Il est vrai que Poutine s’est fixé une mission digne d’un empereur : « construire un nouveau monde », un monde régi par la violence et la sauvagerie. Il n’est pas sûr que ce soit celui auquel nous aspirons…

Quand l’info déraille
Certes, nous sommes rentrés dans le 20° mois de cette guerre russe contre l’Ukraine et l’attention des opinions publiques comme des médias diminue. Certains sont prêts à tout pour conserver leur audience, comme cette émission de LCI qui finit par raconter n’importe quoi à force de tourner en rond sur la guerre en Ukraine.
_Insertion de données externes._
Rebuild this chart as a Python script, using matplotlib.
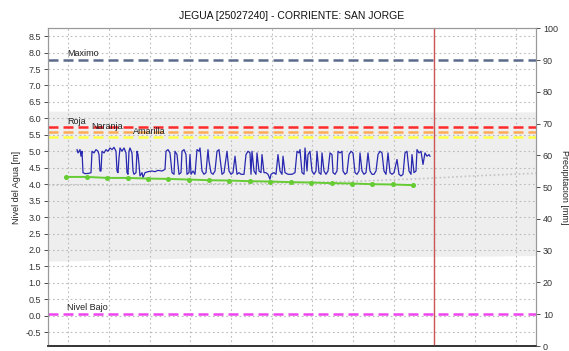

Évidemment les invités sur le plateau ont expliqué la réalité de la situation, mais à quoi servent ces titres alarmistes et ces mises en scène grossières : la Russie n’a en effet plus les moyens d’une « invasion à grande échelle » de l’Ukraine et cette dernière dispose de plusieurs mois de munitions…
D’autres médias vont plus loin encore, comme le Monde Diplomatique qui affirme rien de moins que « LCI roule pour l’Ukraine ».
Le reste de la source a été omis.